I know there are many on that side as well who believe in freedoms, and there are many in the Liberal Party who do, and there are others elsewhere who do. But the greatest threat to our freedoms is what we do here, and, when you get people who stand up and complain about an interjection, that is a denying of formality. It happened yesterday—denying of formality—and one of the Labor senators stood up and said, 'As a woman, that's a sexist thing.' Well, how is it sexist that formality is denied, just because someone happens to be female? We're told, on the one hand, that gender doesn't matter, and then gender is used all the time as a means of cowing others into silence and trying to stifle the freedoms that we're meant to have in this chamber. Freedom of speech and parliamentary privilege, which we should be respecting, are even being silenced through this.
We've got to make a determination about what sort of society we want. People will look at me and say,' Yes, he's an archconservative'—I've had all that levelled at me—but, if being a conservative means I want the maximum amount of freedom for all individuals in this country to choose the life that they want within the constraints of a civil society, I will make no apologies for that because I do believe that civil society is absolutely important, and yet we are slowly breaking that down, too. There are elements within this chamber and within the other place, and in politics around the country—extraneous groups—that are lobbying to diminish some of the institutions that protect us and give us this maximum freedom.
If you want to see how things have diminished in the public eye—much of it of their own making, might I add, in their failure to deal with some issues—look at the religious institutions, who make no apologies for that. Then look at the other great institution, the institution of parliament, and things have been diminished again and again and again, so much so—I said this to a friend of mine the other night—that we don't have the leadership that can take a country forward. We don't see it on that side of the chamber or on this side of the chamber. We don't see it; we just see politics being played out every single time for short-term opportunism, and the end result is that we've undermined one of the most important institutions that we have in this place. If we continue to do this, we will erode further the freedoms that Australians have long cherished and really won't notice until they've gone.

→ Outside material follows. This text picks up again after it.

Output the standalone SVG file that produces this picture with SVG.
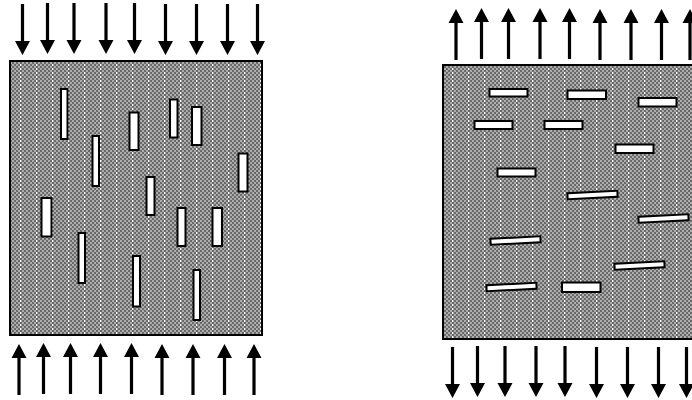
<svg xmlns="http://www.w3.org/2000/svg" xmlns:xlink="http://www.w3.org/1999/xlink" width="692" height="400" viewBox="0 0 692 400">
  <style>
    .panel { fill: url(#mesh); stroke: #000; stroke-width: 2; }
    .fiber { fill: #fff; stroke: #000; stroke-width: 2; }
    .arrow { fill: #000; }
  </style>
  <defs>
    <pattern id="mesh" patternUnits="userSpaceOnUse" width="16" height="4" shape-rendering="crispEdges">
      <rect width="16" height="4" fill="#6a6a6a"/>
      <rect x="0" y="0" width="2" height="2" fill="#adadad"/>
      <rect x="4" y="0" width="2" height="2" fill="#adadad"/>
      <rect x="8" y="0" width="2" height="2" fill="#adadad"/>
      <rect x="12" y="0" width="2" height="2" fill="#adadad"/>
      <rect x="2" y="2" width="2" height="2" fill="#adadad"/>
      <rect x="6" y="2" width="2" height="2" fill="#adadad"/>
      <rect x="10" y="2" width="2" height="2" fill="#adadad"/>
      <rect x="14" y="2" width="2" height="2" fill="#adadad"/>
      <rect x="4" y="0" width="1" height="2" fill="#fff"/>
    </pattern>
    <path id="down" class="arrow" d="M-1.6,0 H1.6 V37 H7.5 L0,51 L-7.5,37 H-1.6 Z"/>
    <path id="up" class="arrow" d="M-1.6,51 H1.6 V14 H7.5 L0,0 L-7.5,14 H-1.6 Z"/>
  </defs>

  <g id="left-panel">
    <rect class="panel" x="10" y="61" width="252" height="274"/>
    <g id="left-fibers">
      <rect class="fiber" x="61" y="89" width="6.5" height="50"/>
      <rect class="fiber" x="92.5" y="136" width="6.5" height="50"/>
      <rect class="fiber" x="129.5" y="112.5" width="9" height="37.5"/>
      <rect class="fiber" x="170" y="99.5" width="7.5" height="38"/>
      <rect class="fiber" x="192" y="107" width="9.5" height="38"/>
      <rect class="fiber" x="238.5" y="153.5" width="9" height="38"/>
      <rect class="fiber" x="146.5" y="177" width="8" height="38"/>
      <rect class="fiber" x="41.5" y="198" width="10" height="38.5"/>
      <rect class="fiber" x="78.5" y="233" width="6.5" height="50"/>
      <rect class="fiber" x="133" y="256" width="7" height="50.5"/>
      <rect class="fiber" x="177.5" y="208" width="8" height="38"/>
      <rect class="fiber" x="212.5" y="208" width="9.5" height="38"/>
      <rect class="fiber" x="193.5" y="270" width="6.5" height="50"/>
    </g>
  </g>

  <g id="right-panel">
    <rect class="panel" x="443" y="65" width="252" height="274"/>
    <g id="right-fibers">
      <rect class="fiber" x="489.5" y="89" width="38" height="7.5"/>
      <rect class="fiber" x="567.5" y="90.5" width="38.5" height="8.5"/>
      <rect class="fiber" x="638.5" y="98" width="38" height="8.5"/>
      <rect class="fiber" x="474.5" y="121" width="38" height="8"/>
      <rect class="fiber" x="544.5" y="121" width="38" height="8"/>
      <rect class="fiber" x="615.5" y="144.5" width="38" height="8.5"/>
      <rect class="fiber" x="497.5" y="168.5" width="38" height="8"/>
      <rect class="fiber" x="562" y="282.5" width="38.5" height="9.5"/>
      <rect class="fiber" x="-25" y="-3" width="50" height="6" transform="translate(592.5 195) rotate(-3)"/>
      <rect class="fiber" x="-25" y="-3" width="50" height="6" transform="translate(663.5 218.5) rotate(-3)"/>
      <rect class="fiber" x="-25" y="-3" width="50" height="6" transform="translate(515.5 240.5) rotate(-3)"/>
      <rect class="fiber" x="-25" y="-3" width="50" height="6" transform="translate(639.5 265.5) rotate(-3)"/>
      <rect class="fiber" x="-25" y="-3" width="50" height="6" transform="translate(511.5 287) rotate(-3)"/>
    </g>
  </g>

  <g id="arrows">
    <g id="left-top-arrows">
      <use href="#down" x="22.5" y="4"/>
      <use href="#down" x="47.5" y="3"/>
      <use href="#down" x="74" y="3"/>
      <use href="#down" x="106" y="3"/>
      <use href="#down" x="134.5" y="3"/>
      <use href="#down" x="165.5" y="4"/>
      <use href="#down" x="196.5" y="4"/>
      <use href="#down" x="227.5" y="4"/>
      <use href="#down" x="257.5" y="4"/>
    </g>
    <g id="left-bottom-arrows">
      <use href="#up" x="19" y="344"/>
      <use href="#up" x="43.5" y="343"/>
      <use href="#up" x="70.5" y="343"/>
      <use href="#up" x="100.5" y="343"/>
      <use href="#up" x="131.5" y="343"/>
      <use href="#up" x="162" y="344"/>
      <use href="#up" x="193" y="344"/>
      <use href="#up" x="224.5" y="344"/>
      <use href="#up" x="254" y="344"/>
    </g>
    <g id="right-top-arrows">
      <use href="#up" x="456" y="9"/>
      <use href="#up" x="481.5" y="8"/>
      <use href="#up" x="508.5" y="8"/>
      <use href="#up" x="540" y="8"/>
      <use href="#up" x="569.5" y="8"/>
      <use href="#up" x="600" y="9"/>
      <use href="#up" x="631" y="9"/>
      <use href="#up" x="661.5" y="9"/>
      <use href="#up" x="690" y="9"/>
    </g>
    <g id="right-bottom-arrows">
      <use href="#down" x="452.5" y="347"/>
      <use href="#down" x="477.5" y="346"/>
      <use href="#down" x="505" y="346"/>
      <use href="#down" x="536" y="346"/>
      <use href="#down" x="565" y="346"/>
      <use href="#down" x="596.5" y="347"/>
      <use href="#down" x="627.5" y="347"/>
      <use href="#down" x="658.5" y="347"/>
      <use href="#down" x="686.5" y="347"/>
    </g>
  </g>
</svg>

We've seen freedom of speech eroded in Australia. We know that there's a subjective clause. If you've got a hurt feeling, you can go to a tribunal and make the case that your feelings have been hurt and the tribunal will investigate it. They will make your life a misery if they want to, and it will cost you a load of money outside of the judicial system for a very long period of time. So, wouldn't it be better for us as legislators to say, 'These are the rights that all Australians have by virtue of their citizenship of this country,' and every single time we want to take away a bit of those rights, every time we want them to be addressed through a channel other than through the common law, if I can put it like that, we have to make the case? If someone wants to take you to a tribunal because of their subjective hurt feelings test, let the first rule be: 'Hang on, what are the unalienable rights of Australians?' Do you know what: one of them is to annoy the heck out of other people! We're all going to do that. If any of you are in a relationship or in a family or in a community group where people don't upset each other along the way, you're subject to groupthink—I can tell you that. Even in my own party, we manage to upset ourselves occasionally, and there's only one of me at the moment! It's a principle of the matter: if we're going to go down this path, we have to be prepared to defend freedom.
I'm happy to have this debate today. I want others to stand with it and rationalise why we can't have freedom and why we can't trust people to have the cut and thrust of positive and negative argument, to debate things and to get things resolved. And, if we want to remove a right for people in this place, then we need to justify why.